We were working in this class on something FM Alexander called “The Position of Mechanical Advantage.” It’s a good descriptor, but a terrible name. I understood it in my body in a particular way from years of playing tennis, where we just called it “Ready Position.” In this place, knees, hips and ankles are all free and flexed, allowing the body to fold gently at those large joints. From here, you can go anywhere – into athletic movement in any direction, down into a chair, or all the way to the floor in a squat. The first generation of Alexander Technique teachers nicknamed it “Monkey,” because in this place with joints flexed and arms relaxed and hanging, that’s kind of what we look like.
In the ensuing years, I’ve come to understand that the POMA is really involved in all human movement done well and with ease. I had a student once suggest that I paint the phrase “Monkey is everything” around the top of the walls of my studio. (I guess I say that a lot!) It’s unloading the dryer, loading the dishwasher, lifting anything up off the floor, how we sit and how we stand. And back then I didn’t get it at all.
Martha came over to us and put her hands on my hips. (There’s a theme emerging here – look at my day 4 post on Tai Chi.) She said” You’re gripping awfully hard in your glutes. Could you please let that go?” I stood up again, baffled. I had let go. A lot. At least that’s what it felt like to me. Martha assured me kindly that actually, no, I was still gripping quite tightly.

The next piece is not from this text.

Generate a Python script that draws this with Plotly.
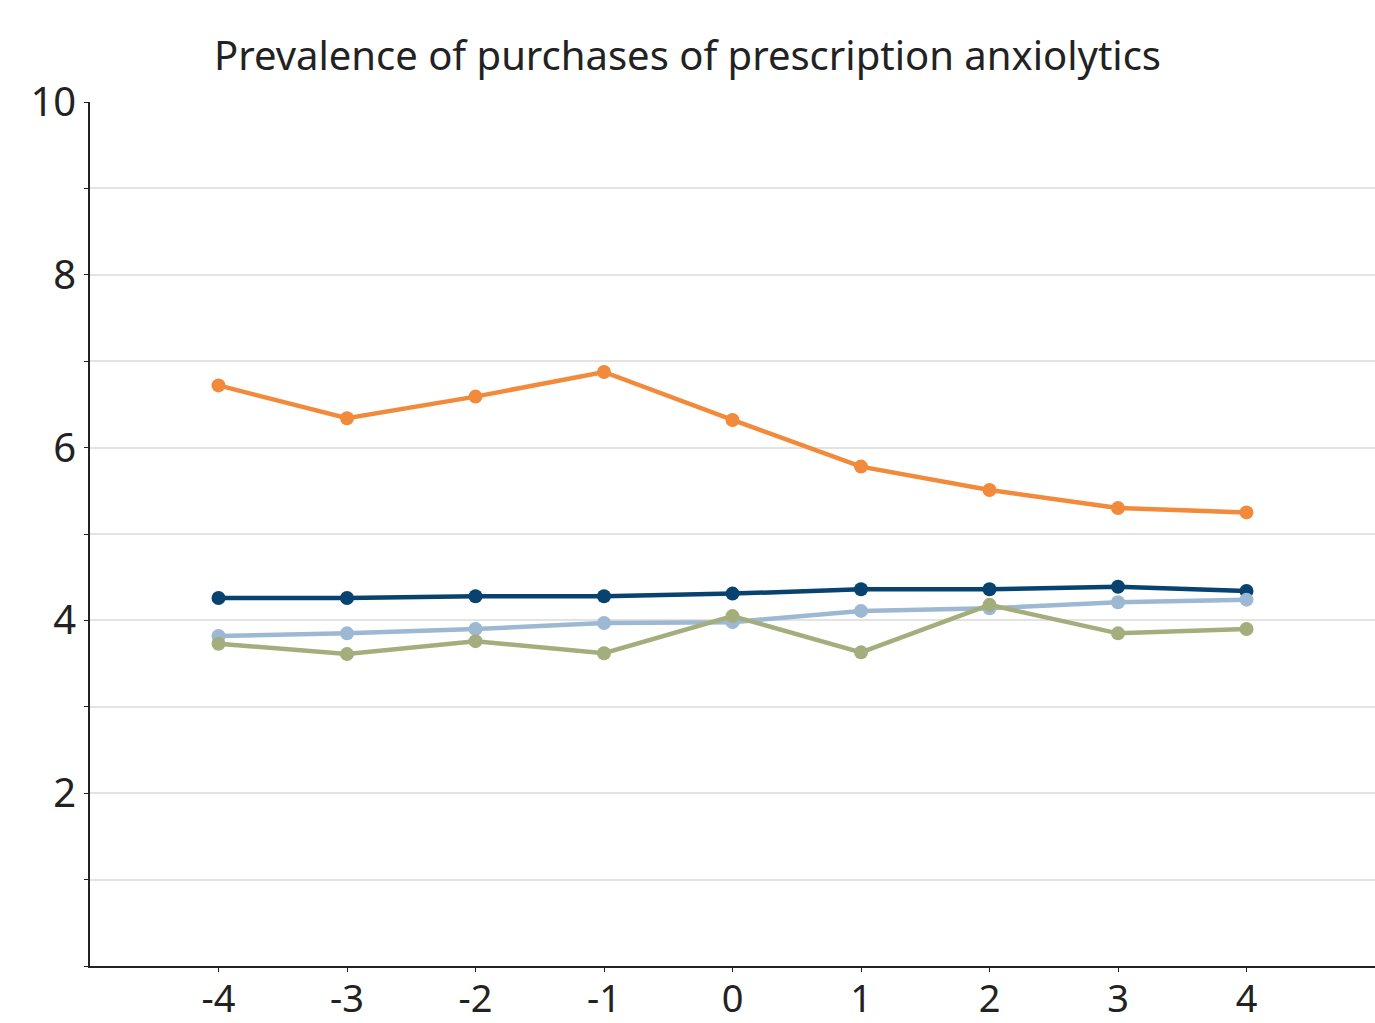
import plotly.graph_objects as go

x_vals = [-4, -3, -2, -1, 0, 1, 2, 3, 4]
dark_blue = [4.26, 4.26, 4.28, 4.28, 4.31, 4.36, 4.36, 4.39, 4.34]
light_blue = [3.82, 3.85, 3.90, 3.97, 3.98, 4.11, 4.14, 4.21, 4.24]
green = [3.73, 3.61, 3.76, 3.62, 4.05, 3.63, 4.18, 3.85, 3.90]
orange = [6.72, 6.34, 6.59, 6.875, 6.32, 5.78, 5.51, 5.30, 5.25]

y_ticks = [2, 4, 6, 8, 10]
x_ticks = [-4, -3, -2, -1, 0, 1, 2, 3, 4]

series = [
    ("Series 1", dark_blue, "#08426E"),
    ("Series 2", light_blue, "#9DB8D2"),
    ("Series 3", green, "#A4AE7C"),
    ("Series 4", orange, "#F28A3B"),
]

fig = go.Figure()
for name, vals, col in series:
    fig.add_trace(go.Scatter(
        x=x_vals, y=vals, mode="lines+markers", name=name,
        line=dict(color=col, width=4.5),
        marker=dict(color=col, size=14),
        cliponaxis=False,
    ))

font_family = "Noto Sans"
fig.update_layout(
    width=1375, height=1023,
    paper_bgcolor="white", plot_bgcolor="white",
    showlegend=False,
    margin=dict(l=90, r=0, t=102, b=57, autoexpand=False),
    title=dict(text="Prevalence of purchases of prescription anxiolytics",
               x=0.5, xanchor="center", y=1 - 56 / 1023, yanchor="middle",
               font=dict(family=font_family, size=40, color="#222222")),
    font=dict(family=font_family, color="#222222"),
)
fig.update_xaxes(
    range=[-5, 5], tickvals=x_ticks, ticktext=[str(v) for v in x_ticks],
    showgrid=False, zeroline=False, automargin=False,
    showline=True, linecolor="#222222", linewidth=1.5,
    ticks="outside", ticklen=4, tickcolor="#222222",
    ticklabelstandoff=-5,
    tickfont=dict(size=38, family=font_family, color="#222222"),
)
fig.update_yaxes(
    range=[0, 10], tickvals=y_ticks, ticktext=[str(v) for v in y_ticks],
    showgrid=True, gridcolor="#E3E3E3", gridwidth=2, zeroline=False, automargin=False,
    showline=True, linecolor="#222222", linewidth=1.5,
    ticks="outside", ticklen=4, tickcolor="#222222",
    tickfont=dict(size=40, family=font_family, color="#222222"),
    minor=dict(dtick=1, tick0=0, showgrid=True, gridcolor="#E3E3E3", gridwidth=2,
               ticks="outside", ticklen=4, tickcolor="#222222"),
)

fig.write_html(
    "out.html",
    config={"displayModeBar": False},
    post_script="document.body.style.margin='0';document.body.style.overflow='hidden';",
)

FM Alexander writes frequently in his books of something he labeled “faulty sensory appreciation.” I know you’re thinking, “What the heck is that?” Well, I was in the middle of it at this point in the story. In my bodily experience, on the inside, I was convinced I’d let go. But on the outside, to the teachers, it was clear that I had not. Not only did I need to stop gripping my muscles, I also needed to stop hanging on to my habitual thinking about what felt “right” to me. It was getting in the way of my actually being able to make a change in my body. This is one of the most common experiences people have in studying the Alexander Technique. Your internal “normal” may really not be balanced, comfortable, or easy at all. You’re just so used to being that way that it’s normal to you. Your own kinesthetic sense has become unreliable, and it takes a teacher to help you get past the confusion.
I really wanted to trust Martha and to learn how to squat again, despite my fears around it. So I listened. I thought. I metaphored a dam letting go in my mind. And under Martha’s gentle hands, suddenly my entire backside let go with what I can only describe as a “whoosh.” Fascia with cobwebs attached to it creakily let go, and suddenly, there I was, deep in a squat with exactly zero knee pain.
Our habits often arise to protect us from harm. This is a good thing. But often, they outlive their usefulness. We have to learn to let them go and trust ourselves again. That day, I was able to thank my gripping habit for showing up, and then let it go. It was a long process of vacillating between confusion and clarity until that habit finally disappeared for good. The taste of freedom I had that day made the process more than worth it.
Are you protecting some part of your body from injury?
Do you catch yourself gripping your backside when you’re tense or nervous?
When is the last time you went into a full squat comfortably?